Let’s talk about resolution for a minute.
Every image on your computer is made of pixels–tiny little dots, each a different color, which, when viewed as a whole, make up an image. When you print that image out, the more pixels you can cram into the same amount of space (called resolution), the more detail your image has. Basically, the higher the resolution (measured in dots-per-inch or dpi), the more detail your image is capable of holding.

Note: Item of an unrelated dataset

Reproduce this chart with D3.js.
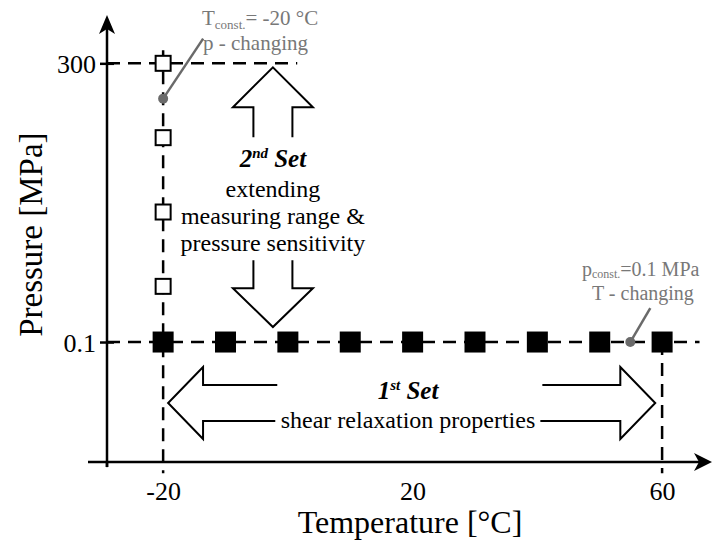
<!DOCTYPE html>
<html>
<head>
<meta charset="utf-8">
<script src="https://cdn.jsdelivr.net/npm/d3@7"></script>
<style>
  body { margin: 0; background: #fff; }
  text { font-family: "Liberation Serif", "Times New Roman", serif; }
</style>
</head>
<body>
<div id="chart"></div>
<script>
// chart data
var firstSetTemps = [-20, -10, 0, 10, 20, 30, 40, 50, 60];   // p = 0.1 MPa
var firstSetPressure = 0.1;
var secondSetPressures = [60, 140, 220, 300];               // T = -20 °C
var secondSetTemp = -20;
var xTickValues = [-20, 20, 60];
var yTickValues = [0.1, 300];

var svgWidth = 713;
var svgHeight = 542;

var svg = d3.select("#chart")
    .append("svg")
    .attr("width", svgWidth)
    .attr("height", svgHeight)
    .attr("font-family", "Liberation Serif, Times New Roman, serif");

// scales (schematic axes, origin is off the data range)
var x = d3.scaleLinear().domain([-29, 68]).range([107, 712]);
var y = d3.scaleLinear().domain([-129, 352]).range([462, 15]);

var gray = "#787878";
var dash = "13,8";

// dashed guide lines
var guides = svg.append("g")
    .attr("stroke", "#000")
    .attr("stroke-width", 2.5)
    .attr("stroke-dasharray", dash)
    .attr("fill", "none");

guides.append("line")
    .attr("x1", x(-29)).attr("x2", x(1.5))
    .attr("y1", y(300)).attr("y2", y(300));

guides.append("line")
    .attr("x1", x(-29)).attr("x2", x(66))
    .attr("y1", y(firstSetPressure)).attr("y2", y(firstSetPressure));

guides.append("line")
    .attr("x1", x(secondSetTemp)).attr("x2", x(secondSetTemp))
    .attr("y1", y(314)).attr("y2", y(-141));

guides.append("line")
    .attr("x1", x(60)).attr("x2", x(60))
    .attr("y1", y(firstSetPressure)).attr("y2", y(-141));

// axes
var axisG = svg.append("g").attr("stroke", "#000").attr("stroke-width", 2.5);
axisG.append("line")
    .attr("x1", x(-29)).attr("x2", x(-29))
    .attr("y1", y(342)).attr("y2", y(-134.5));
axisG.append("line")
    .attr("x1", 88).attr("x2", x(66.5))
    .attr("y1", y(-129)).attr("y2", y(-129));
// small tick where the axes cross
axisG.append("line")
    .attr("x1", x(-29)).attr("x2", x(-29))
    .attr("y1", y(-129)).attr("y2", y(-134.5));

// arrow heads
var ax = x(-29), ayTop = y(352);
svg.append("path")
    .attr("d", `M${ax},${ayTop} L${ax - 8},${ayTop + 19} L${ax},${ayTop + 14} L${ax + 8},${ayTop + 19} Z`)
    .attr("fill", "#000");
var bx = x(68), by = y(-129);
svg.append("path")
    .attr("d", `M${bx},${by} L${bx - 18},${by - 9} L${bx - 13},${by} L${bx - 18},${by + 9} Z`)
    .attr("fill", "#000");

// tick labels via d3 axes
var bottomAxis = d3.axisBottom(x).tickValues(xTickValues).tickSize(0).tickPadding(20)
    .tickFormat(d3.format("d"));
var gx = svg.append("g")
    .attr("transform", `translate(0, ${y(-129)})`)
    .call(bottomAxis);
gx.select(".domain").remove();
gx.selectAll("text")
    .attr("font-family", "Liberation Serif")
    .attr("font-size", 26)
    .attr("fill", "#000")
    .text(d => d < 0 ? "-" + Math.abs(d) : d);

var leftAxis = d3.axisLeft(y).tickValues(yTickValues).tickSize(6).tickPadding(5)
    .tickFormat(d => d === 0.1 ? "0.1" : d);
var gy = svg.append("g")
    .attr("transform", `translate(${x(-29)}, 0)`)
    .call(leftAxis);
gy.select(".domain").remove();
gy.selectAll("line")
    .attr("x1", -7).attr("x2", 7)
    .attr("stroke", "#000").attr("stroke-width", 2.5);
gy.selectAll("text")
    .attr("font-family", "Liberation Serif")
    .attr("font-size", 26)
    .attr("fill", "#000")
    .attr("dy", "0.35em");

// axis titles
svg.append("text")
    .attr("x", 410)
    .attr("y", 533)
    .attr("text-anchor", "middle")
    .attr("font-size", 32)
    .text("Temperature [°C]");

svg.append("text")
    .attr("transform", `translate(42, ${(y(300) + y(0.1)) / 2 + 32}) rotate(-90)`)
    .attr("text-anchor", "middle")
    .attr("font-size", 33)
    .text("Pressure [MPa]");

// 2nd set: open squares at T = -20
var openSize = 15;
svg.append("g").selectAll("rect")
    .data(secondSetPressures)
    .enter()
    .append("rect")
    .attr("x", x(secondSetTemp) - openSize / 2)
    .attr("y", d => y(d) - openSize / 2)
    .attr("width", openSize)
    .attr("height", openSize)
    .attr("fill", "#fff")
    .attr("stroke", "#000")
    .attr("stroke-width", 2);

// 1st set: filled squares at p = 0.1
var fillSize = 21;
svg.append("g").selectAll("rect")
    .data(firstSetTemps)
    .enter()
    .append("rect")
    .attr("x", d => x(d) - fillSize / 2)
    .attr("y", y(firstSetPressure) - fillSize / 2)
    .attr("width", fillSize)
    .attr("height", fillSize)
    .attr("fill", "#000");

// leader annotations
function leader(t, p, dx, dy) {
    var px = x(t), py = y(p);
    svg.append("line")
        .attr("x1", px).attr("y1", py)
        .attr("x2", px + dx).attr("y2", py + dy)
        .attr("stroke", "#6a6a6a").attr("stroke-width", 2.5);
    svg.append("circle")
        .attr("cx", px).attr("cy", py).attr("r", 5)
        .attr("fill", "#6a6a6a");
}
leader(secondSetTemp, 262, 40, -60);
leader(54.9, firstSetPressure, 20, -34);

var t1 = svg.append("text").attr("x", 202).attr("y", 25).attr("font-size", 21).attr("fill", gray);
t1.append("tspan").text("T");
t1.append("tspan").attr("font-size", 13).attr("dy", 4).text("const.");
t1.append("tspan").attr("dy", -4).text("= -20 °C");
svg.append("text").attr("x", 203).attr("y", 50).attr("font-size", 21).attr("fill", gray)
    .text("p - changing");

var t2 = svg.append("text").attr("x", 582).attr("y", 276).attr("font-size", 20).attr("fill", gray);
t2.append("tspan").text("p");
t2.append("tspan").attr("font-size", 12).attr("dy", 2).text("const.");
t2.append("tspan").attr("dy", -2).text("=0.1 MPa");
svg.append("text").attr("x", 592).attr("y", 300).attr("font-size", 20).attr("fill", gray)
    .text("T - changing");

// big outline arrows
var arrows = svg.append("g")
    .attr("fill", "none")
    .attr("stroke", "#000")
    .attr("stroke-width", 2)
    .attr("stroke-linejoin", "miter");

var cx = x(-2.4), hw = 40, hs = 19.5;
var upTip = y(295.7), upBase = y(252.7), upEnd = y(220.5);
arrows.append("path")
    .attr("d", `M${cx - hs},${upEnd} V${upBase} H${cx - hw} L${cx},${upTip} L${cx + hw},${upBase} H${cx + hs} V${upEnd}`);
var dnTop = y(88.2), dnBase = y(58.1), dnTip = y(16.2);
arrows.append("path")
    .attr("d", `M${cx - hs},${dnTop} V${dnBase} H${cx - hw} L${cx},${dnTip} L${cx + hw},${dnBase} H${cx + hs} V${dnTop}`);

var cy = y(-65.5), vh = 36, vs = 18;
var lTip = x(-19.2), lBase = x(-13.6), lEnd = x(-1.7);
arrows.append("path")
    .attr("d", `M${lEnd},${cy - vs} H${lBase} V${cy - vh} L${lTip},${cy} L${lBase},${cy + vh} V${cy + vs} H${lEnd - 2}`);
var rTip = x(58.9), rBase = x(53.3), rEnd = x(40.8);
arrows.append("path")
    .attr("d", `M${rEnd},${cy - vs} H${rBase} V${cy - vh} L${rTip},${cy} L${rBase},${cy + vh} V${cy + vs} H${rEnd - 2}`);

// set captions
var s2 = svg.append("text").attr("x", cx).attr("y", 167).attr("text-anchor", "middle")
    .attr("font-size", 25).attr("font-weight", "bold").attr("font-style", "italic");
s2.append("tspan").text("2");
s2.append("tspan").attr("font-size", 15).attr("dy", -9).text("nd");
s2.append("tspan").attr("dy", 9).text(" Set");

var lines2 = ["extending", "measuring range &", "pressure sensitivity"];
svg.append("g").selectAll("text")
    .data(lines2)
    .enter()
    .append("text")
    .attr("x", cx)
    .attr("y", (d, i) => 197 + i * 27)
    .attr("text-anchor", "middle")
    .attr("font-size", 24)
    .text(d => d);

var s1 = svg.append("text").attr("x", 408).attr("y", 399).attr("text-anchor", "middle")
    .attr("font-size", 25).attr("font-weight", "bold").attr("font-style", "italic");
s1.append("tspan").text("1");
s1.append("tspan").attr("font-size", 15).attr("dy", -9).text("st");
s1.append("tspan").attr("dy", 9).text(" Set");

svg.append("text").attr("x", 408).attr("y", 428).attr("text-anchor", "middle")
    .attr("font-size", 24)
    .text("shear relaxation properties");
</script>
</body>
</html>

Here is a simulation of an image at 3 different resolutions, from highest on the left to lowest on the right:
Setting the resolution of an image in Photoshop (or other image editing program) has zero effect on the size the image appears on screen. Zip. Zilch. It’s only the pixel dimensions that matter when you’re looking at a picture on a monitor (unless, of course, you zoom in or out, but that’s cheating). On the web, your computer will show the image at the full size–each and every pixel. So if you want to change the size of the image on the screen, you need to change the actual pixel dimensions. So the conventional wisdom that says to set your images at 72dpi for the web actually has no effect at all! (By all means, test it out if you don’t believe me.)
On the other hand, when your image prints out, the printer isn’t concerned with the overall number of pixels in the image. It’s just concerned with how close together (ie. the resolution) it should print them. Of course, the more pixels you have to start with, the more you can raise the resolution and still have a high-quality print.